MÃE D’ÁGUA RESERVOIR
Lisbon’s huge 18th-century aqueduct
had several reservoirs around the city and this is one of them. Found by the Rato metro station, it’s part of the Water Museum and includes a beautiful underground waterfall, but the best part is perhaps going up on the terrace for city views that very few get to see.
ST. JEROME CHAPEL
It was completed in 1514 by the same architect as the Jeronimos Monastery
found down the hill, but this is one of the most overlooked monuments in the city. The reason is that the interior can only be visited by appointment, but the main attraction is not really what’s inside. The real reason to head up here from Belém (directly up the avenue across from Belém Tower
) is the view of the river and of the city’s most monumental district.
MONSANTO FOREST PARK
It’s the largest urban forest in Europe but you won’t find any tourists there. It’s mostly frequented by picnicking families on weekends but you’ll also see groups playing soccer, basketball, skating or jogging in the several special sports areas. Best of all is the natural amphitheater overlooking the 25 de Abril Bridge
. There is no metro station nearby but you may reach it on bus 711 from downtown.
Lisbon’s least-known funicular (the “Elevador do Lavra”) leads to the small garden viewpoint of Torel up the hill which locals head to for a relaxing break at the kiosk café. What few know about it that a small church nearby hides one of the first golden baroque interiors in Portugal. Dating from 1705, this was the first monument in Lisbon covered in gilt which came to be one of the city’s main architectural features.
BEMPOSTA PALACE CHAPEL
When the former queen of England (Portuguese princess Catherine of Braganza) returned to Portugal in 1693, she needed a new home fit for the queen that she was. She had a palace built at the top of one of Lisbon’s hills (on a street now called “Paço da Rainha” or “Queen’s Palace”) which is now occupied by the Military Academy and therefore not open to visitors, but the chapel at the center of the building is open to all for church services. You may see it on Sunday mornings, past marble statues at the entrance, with a baroque interior that includes a beautifully-painted ceiling and portraits of members of the royal family by Irish artist Thomas Hickey.
MONTE AGUDO VIEWPOINT
Lisbon is known for its beautifully scenic hilltop terrace viewpoints
and there are so many of them that the less central ones are completely forgotten.
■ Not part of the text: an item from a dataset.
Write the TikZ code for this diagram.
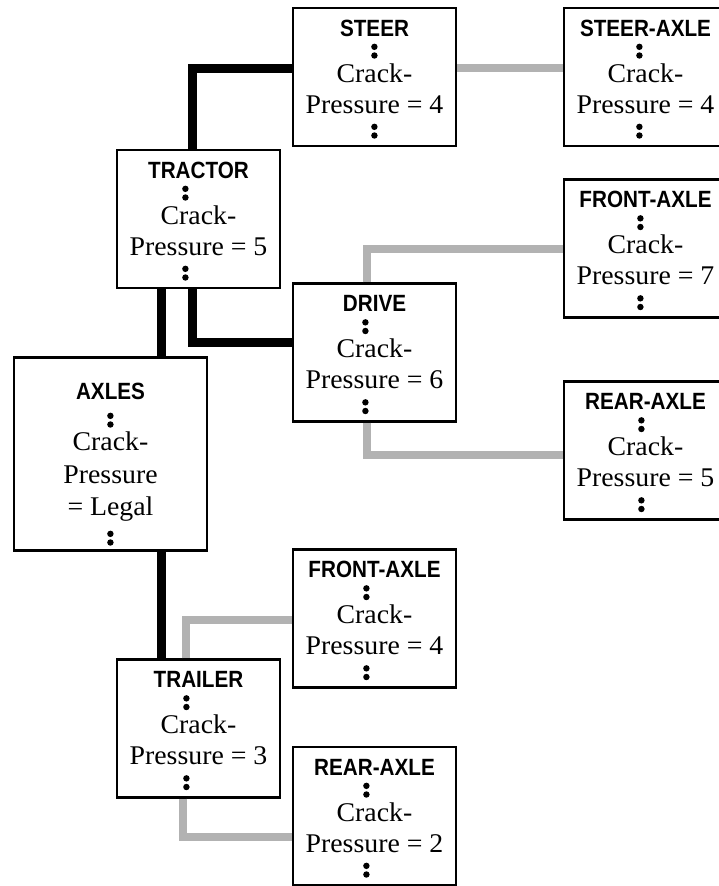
\documentclass[tikz,border=0pt]{standalone}
\usepackage{fontspec}
\setmainfont{Liberation Serif}[FakeStretch=1.03]
\newfontfamily\headfont{Liberation Sans}[FakeStretch=0.88]
\newfontfamily\dotfont{Liberation Serif}[FakeBold=7]

% colon, shifted sideways by #1 without moving the line's centre
\newcommand{\vcolon}[1]{\kern#1{\dotfont\bfseries :}\kern-#1}
% title, colon, two body lines, colon
\newcommand{\unittext}[3][0pt]{\rule{0pt}{20pt}{\fontsize{23.5pt}{31pt}\headfont\bfseries #2}\\[-10pt]\vcolon{#1}\\[-6pt]#3\\[-7pt]\vcolon{#1}}

\begin{document}
\begin{tikzpicture}[x=1pt,y=-1pt]

% ---------- styles ----------
\tikzset{
  unit/.style={draw, line width=2.4pt, fill=white, minimum width=163pt,
    minimum height=138pt, inner sep=0pt, align=center,
    font={\fontsize{27pt}{31pt}\selectfont}},
  trunk/.style={line width=9pt, black},
  branch/.style={line width=8pt, black!30}
}

\useasboundingbox (0,0) rectangle (719,886);

% ---------- tractor side ----------
\node[unit] (steer) at (374.5,77) {\unittext{STEER}{Crack-\\Pressure = 4}};
\node[unit] (steeraxle) at (645.5,77) {\unittext[-6pt]{STEER-AXLE}{Crack-\\Pressure = 4}};
\node[unit] (tractor) at (198.5,219) {\unittext[-13pt]{TRACTOR}{Crack-\\Pressure = 5}};
\node[unit] (frontaxle) at (645.5,248.5) {\unittext[-5pt]{FRONT-AXLE}{Crack-\\Pressure = 7}};
\node[unit] (drive) at (374.5,352.5) {\unittext[-9pt]{DRIVE}{Crack-\\Pressure = 6}};
\node[unit] (rearaxle) at (645.5,450.5) {\unittext[-4pt]{REAR-AXLE}{Crack-\\Pressure = 5}};

% ---------- root ----------
\node[unit, minimum width=193pt, minimum height=193pt,
  font={\fontsize{27pt}{32pt}\selectfont}] (axles) at (110.5,454)
  {\rule{0pt}{36pt}{\fontsize{23.5pt}{31pt}\headfont\bfseries AXLES}\\[-5pt]\vcolon{0pt}\\[-8pt]
   Crack-\\[1pt]Pressure\\= Legal\\[-3pt]\vcolon{0pt}};

% ---------- trailer side ----------
\node[unit] (trlfront) at (374.5,618.5) {\unittext[-8pt]{FRONT-AXLE}{Crack-\\Pressure = 4}};
\node[unit] (trailer) at (198.5,728.5) {\unittext[-12pt]{TRAILER}{Crack-\\Pressure = 3}};
\node[unit] (trlrear) at (374.5,816) {\unittext[-8pt]{REAR-AXLE}{Crack-\\Pressure = 2}};

% ---------- black links ----------
\coordinate (spine) at (161,0);
\draw[trunk] (tractor.south -| spine) -- (axles.north -| spine);
\draw[trunk] (axles.south -| spine) -- (trailer.north -| spine);
\draw[trunk] ([xshift=-6pt]tractor.north) |- ([yshift=9pt]steer.west);
\draw[trunk] ([xshift=-6pt]tractor.south) |- ([yshift=10pt]drive.west);

% ---------- grey links ----------
\draw[branch] ([yshift=9pt]steer.east) -- ([yshift=9pt]steeraxle.west);
\draw[branch] ([xshift=-7.5pt]drive.north) |- (frontaxle.west);
\draw[branch] ([xshift=-7.5pt]drive.south) |- ([yshift=-4pt]rearaxle.west);
\draw[branch] ([xshift=-12.5pt]trailer.north) |- ([yshift=-1.5pt]trlfront.west);
\draw[branch] ([xshift=-15.5pt]trailer.south) |- ([yshift=-21pt]trlrear.west);

\end{tikzpicture}
\end{document}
This one is found close to but outside the tourist center (Rua Heliodoro Salgado) and was renovated in 2009, now attracting many locals, especially for its more recent café terrace. Here you can overlook the rooftops of Lisbon’s older and more modern districts all the way to the river, always with the scent of the pine trees behind you.
ST. SEBASTIAN CHURCH
A short walk from the Spanish El Corte Ingles department store uptown (on Largo de São Sebastião da Pedreira) is this small church that’s completely unremarkable outside, but quite impressive inside. Mixing gold leaf and blue ceramic tiles, it creates an unexpected show of Baroque architecture from floor to ceiling. It’s one of the rare survivors of the 1755 earthquake
and is dedicated to St. Sebastian whose life is illustrated on the ceiling.
MOURARIA’S MEDIEVAL HOUSE
Known as Lisbon’s most rundown neighborhood, Mouraria has been renovated over the last couple of years and locals are discovering the charm of one of the city’s oldest districts that’s now its most multiethnic. It’s a curious mix of Chinese and Indian businesses with authentic Lisbon soul, as this is the recognized birthplace of the city’s Fado
music. There are many picturesque alleys, little squares, and architectural details, with the most noteworthy being a gothic home behind the church of São Cristovão
, one of the oldest buildings still standing in Lisbon and such a rare survivor in a European capital.